#### WRITTEN PROBLEM:
Nothing after the line with "plt.rcParams['font.family'] = ['Liberation" belongs in the copy; extract the lines below from the top through that line, pictures left out.

#### DATASET EXTRACT:

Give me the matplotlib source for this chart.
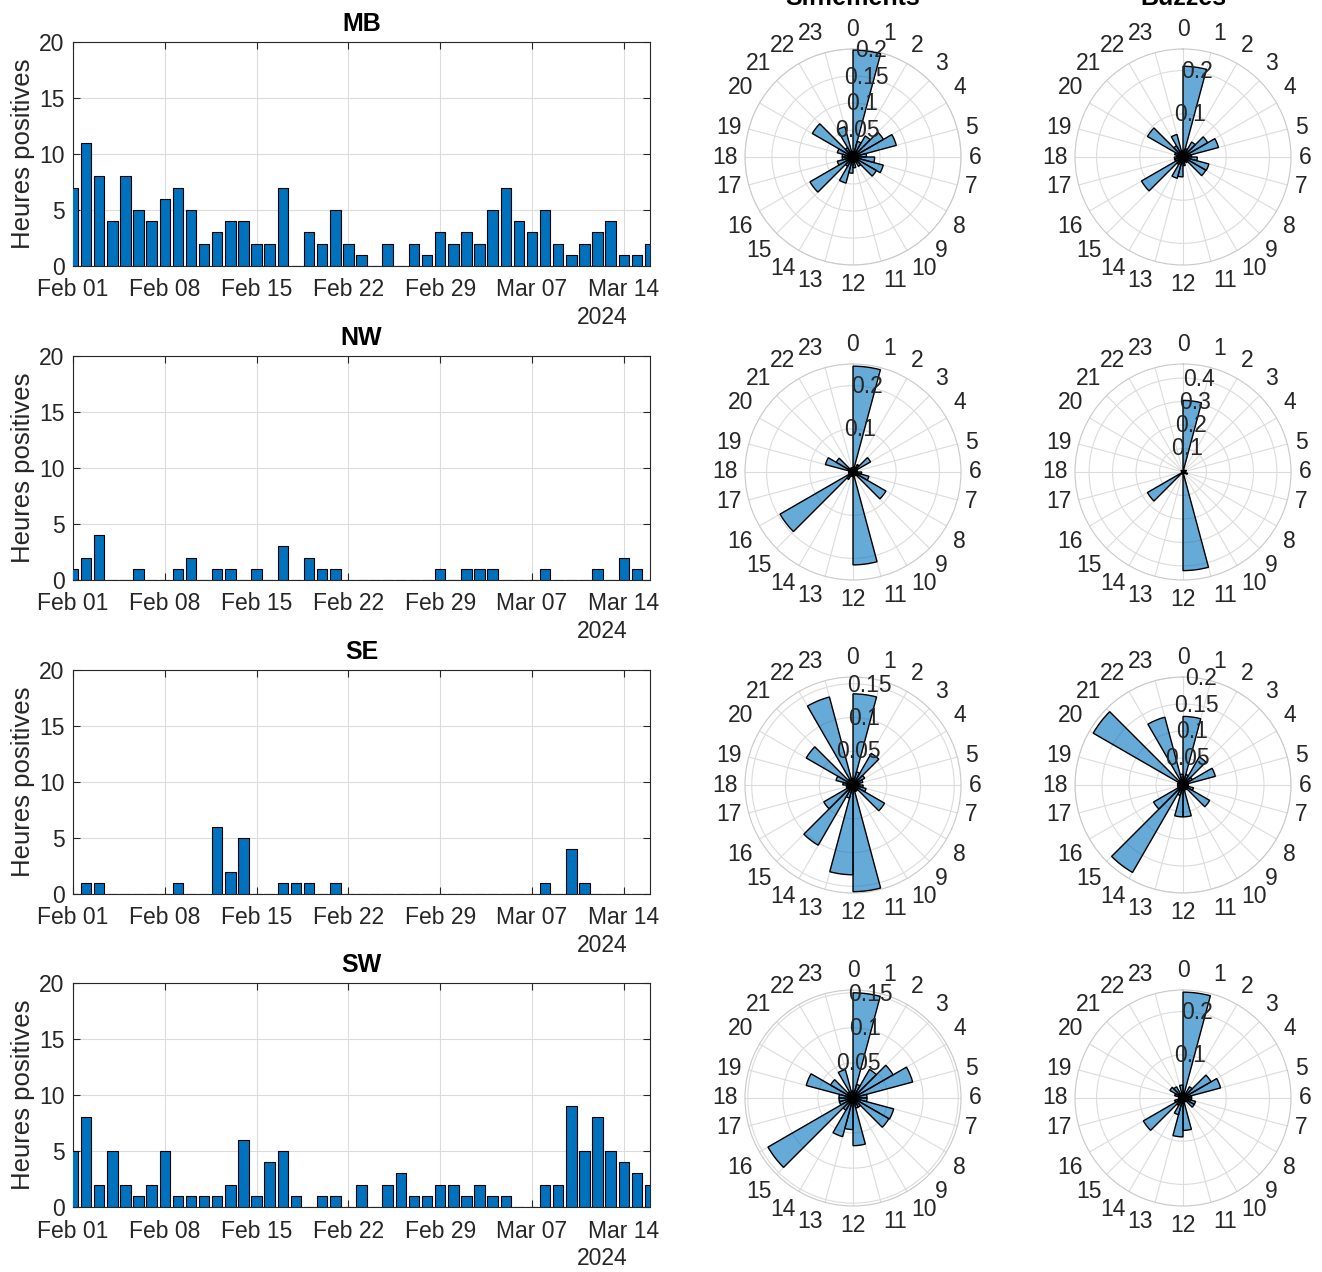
import numpy as np
import pandas as pd
import matplotlib
matplotlib.use("Agg")
import matplotlib.pyplot as plt
import matplotlib.dates as mdates

plt.rcParams['font.family'] = ['Liberation Sans', 'DejaVu Sans']

# daily positive hours, Feb 01 .. Mar 16 2024
days = pd.date_range('2024-02-01', periods=45, freq='D')
mb = [7, 11, 8, 4, 8, 5, 4, 6, 7, 5, 2, 3, 4, 4, 2, 2, 7, 0, 3, 2, 5, 2, 1,
      0, 2, 0, 2, 1, 3, 2, 3, 2, 5, 7, 4, 3, 5, 2, 1, 2, 3, 4, 1, 1, 2]
nw = [1, 2, 4, 0, 0, 1, 0, 0, 1, 2, 0, 1, 1, 0, 1, 0, 3, 0, 2, 1, 1, 0, 0,
      0, 0, 0, 0, 0, 1, 0, 1, 1, 1, 0, 0, 0, 1, 0, 0, 0, 1, 0, 2, 1, 0]
se = [0, 1, 1, 0, 0, 0, 0, 0, 1, 0, 0, 6, 2, 5, 0, 0, 1, 1, 1, 0, 1, 0, 0,
      0, 0, 0, 0, 0, 0, 0, 0, 0, 0, 0, 0, 0, 1, 0, 4, 1, 0, 0, 0, 0, 0]
sw = [5, 8, 2, 5, 2, 1, 2, 5, 1, 1, 1, 1, 2, 6, 1, 4, 5, 1, 0, 1, 1, 0, 2,
      0, 2, 3, 1, 1, 2, 2, 1, 2, 1, 1, 0, 0, 2, 2, 9, 5, 8, 5, 4, 3, 2]
sites = ['MB', 'NW', 'SE', 'SW']
daily = [mb, nw, se, sw]

# hourly proportions (24 bins), whistles and buzzes
hours = np.arange(24)
sif_mb = [0.198, 0.03, 0.045, 0.065, 0.083, 0.025, 0.04, 0.058, 0.05, 0.02, 0.01, 0.02,
          0.03, 0.05, 0.02, 0.092, 0.03, 0.02, 0.02, 0.03, 0.087, 0.02, 0.058, 0.01]
sif_nw = [0.245, 0.01, 0.02, 0.047, 0.01, 0.01, 0.02, 0.038, 0.088, 0.01, 0.0, 0.215,
          0.01, 0.01, 0.02, 0.195, 0.01, 0.01, 0.01, 0.066, 0.045, 0.01, 0.01, 0.01]
sif_se = [0.135, 0.02, 0.054, 0.02, 0.015, 0.01, 0.015, 0.02, 0.054, 0.01, 0.01, 0.158,
          0.133, 0.02, 0.103, 0.05, 0.01, 0.01, 0.015, 0.026, 0.08, 0.01, 0.135, 0.01]
sif_sw = [0.15, 0.02, 0.047, 0.066, 0.088, 0.02, 0.02, 0.06, 0.059, 0.015, 0.015, 0.068,
          0.045, 0.057, 0.02, 0.14, 0.02, 0.02, 0.02, 0.069, 0.037, 0.01, 0.042, 0.01]
buz_mb = [0.21, 0.02, 0.04, 0.066, 0.085, 0.02, 0.033, 0.062, 0.061, 0.015, 0.01, 0.02,
          0.046, 0.051, 0.02, 0.111, 0.02, 0.02, 0.015, 0.02, 0.095, 0.03, 0.054, 0.015]
buz_nw = [0.305, 0.01, 0.005, 0.005, 0.015, 0.005, 0.01, 0.02, 0.01, 0.005, 0.005, 0.42,
          0.005, 0.01, 0.005, 0.175, 0.005, 0.005, 0.005, 0.005, 0.01, 0.005, 0.005, 0.005]
buz_se = [0.127, 0.02, 0.06, 0.02, 0.062, 0.01, 0.01, 0.02, 0.057, 0.01, 0.01, 0.059,
          0.059, 0.02, 0.187, 0.063, 0.01, 0.01, 0.01, 0.01, 0.192, 0.01, 0.13, 0.02]
buz_sw = [0.245, 0.01, 0.03, 0.075, 0.09, 0.02, 0.02, 0.03, 0.03, 0.01, 0.01, 0.075,
          0.09, 0.04, 0.02, 0.106, 0.02, 0.01, 0.01, 0.02, 0.035, 0.03, 0.01, 0.03]
sif = [sif_mb, sif_nw, sif_se, sif_sw]
buz = [buz_mb, buz_nw, buz_se, buz_sw]
sif_rmax = [0.2, 0.25, 0.16, 0.154]
sif_ticks = [[0.05, 0.1, 0.15, 0.2], [0.1, 0.2], [0.05, 0.1, 0.15], [0.05, 0.1, 0.15]]
buz_rmax = [0.25, 0.46, 0.2, 0.25]
buz_ticks = [[0.1, 0.2], [0.1, 0.2, 0.3, 0.4], [0.05, 0.1, 0.15, 0.2], [0.1, 0.2]]

W, H = 1322, 1272
fig = plt.figure(figsize=(W / 100, H / 100), dpi=100)

axcol = '#262626'
gridcol = '#dcdcdc'
barcol = '#0072BD'
fs = 16.5

bar_tops = [42, 356, 670, 983]
pol_cy = [157, 472, 785, 1098]
pol_cx = [853, 1183]
R = 108

xticks = pd.date_range('2024-02-01', '2024-03-14', freq='7D')


def hour_labels(pax, rmax):
    # matlab-like placement: anchor just outside the circle, aligned by quadrant
    for h in hours:
        th = np.deg2rad(h * 15)
        s, c = np.sin(th), np.cos(th)
        ha = 'center' if abs(s) < 0.01 else ('left' if s > 0 else 'right')
        va = 'center' if abs(c) < 0.35 else ('bottom' if c > 0 else 'top')
        pax.text(th, rmax * 1.07, str(h), ha=ha, va=va, fontsize=fs, color=axcol)


for i in range(4):
    top = bar_tops[i]
    ax = fig.add_axes([73 / W, 1 - (top + 224) / H, 577 / W, 224 / H])
    ax.bar(days, daily[i], width=0.8, color=barcol, edgecolor='black', linewidth=0.8, zorder=3)
    ax.set_xlim(pd.Timestamp('2024-02-01'), pd.Timestamp('2024-03-16'))
    ax.set_ylim(0, 20)
    ax.set_yticks([0, 5, 10, 15, 20])
    ax.set_xticks(xticks)
    ax.xaxis.set_major_formatter(mdates.DateFormatter('%b %d'))
    ax.grid(True, color=gridcol, linewidth=0.8, zorder=0)
    ax.tick_params(direction='in', top=True, right=True, length=5, width=0.8,
                   labelsize=fs, colors=axcol)
    ax.tick_params(axis='x', pad=9)
    ax.tick_params(axis='y', pad=6)
    for s in ax.spines.values():
        s.set_color(axcol)
        s.set_linewidth(0.8)
    ax.set_ylabel('Heures positives', fontsize=18.5, color=axcol, labelpad=3)
    ax.set_title(sites[i], fontsize=18, fontweight='bold', pad=8)
    ax.text(0.917, -0.232, '2024', transform=ax.transAxes, ha='center', va='center',
            fontsize=fs, color=axcol)

    for j, (vals, rmax, rt) in enumerate([(sif[i], sif_rmax[i], sif_ticks[i]),
                                          (buz[i], buz_rmax[i], buz_ticks[i])]):
        cx, cy = pol_cx[j], pol_cy[i]
        pax = fig.add_axes([(cx - R) / W, 1 - (cy + R) / H, 2 * R / W, 2 * R / H],
                           projection='polar')
        pax.set_theta_zero_location('N')
        pax.set_theta_direction(-1)
        pax.bar(np.deg2rad(hours * 15), vals, width=np.deg2rad(15), align='edge',
                facecolor=(0, 0.447, 0.741, 0.6), edgecolor='black', linewidth=1.0, zorder=3)
        pax.set_ylim(0, rmax)
        pax.set_thetagrids(np.arange(0, 360, 15), [''] * 24)
        hour_labels(pax, rmax)
        pax.set_yticks(rt)
        pax.set_yticklabels([])
        for t in rt:
            pax.text(np.deg2rad(9.5), t, '%g' % t, ha='center', va='center',
                     fontsize=fs, color=axcol, zorder=6)
        pax.grid(True, color=gridcol, linewidth=0.8)
        pax.spines['polar'].set_color('#c8c8c8')
        pax.spines['polar'].set_linewidth(0.8)

fig.text(853 / W, 1 - 5 / H, 'Sifflements', ha='center', va='baseline',
         fontsize=18, fontweight='bold')
fig.text(1183 / W, 1 - 5 / H, 'Buzzes', ha='center', va='baseline',
         fontsize=18, fontweight='bold')

fig.savefig('out.png', dpi=100)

#### IN RESPONSE:
Give me the matplotlib source for this chart.
import numpy as np
import pandas as pd
import matplotlib
matplotlib.use("Agg")
import matplotlib.pyplot as plt
import matplotlib.dates as mdates

plt.rcParams['font.family'] = ['Liberation Sans', 'DejaVu Sans']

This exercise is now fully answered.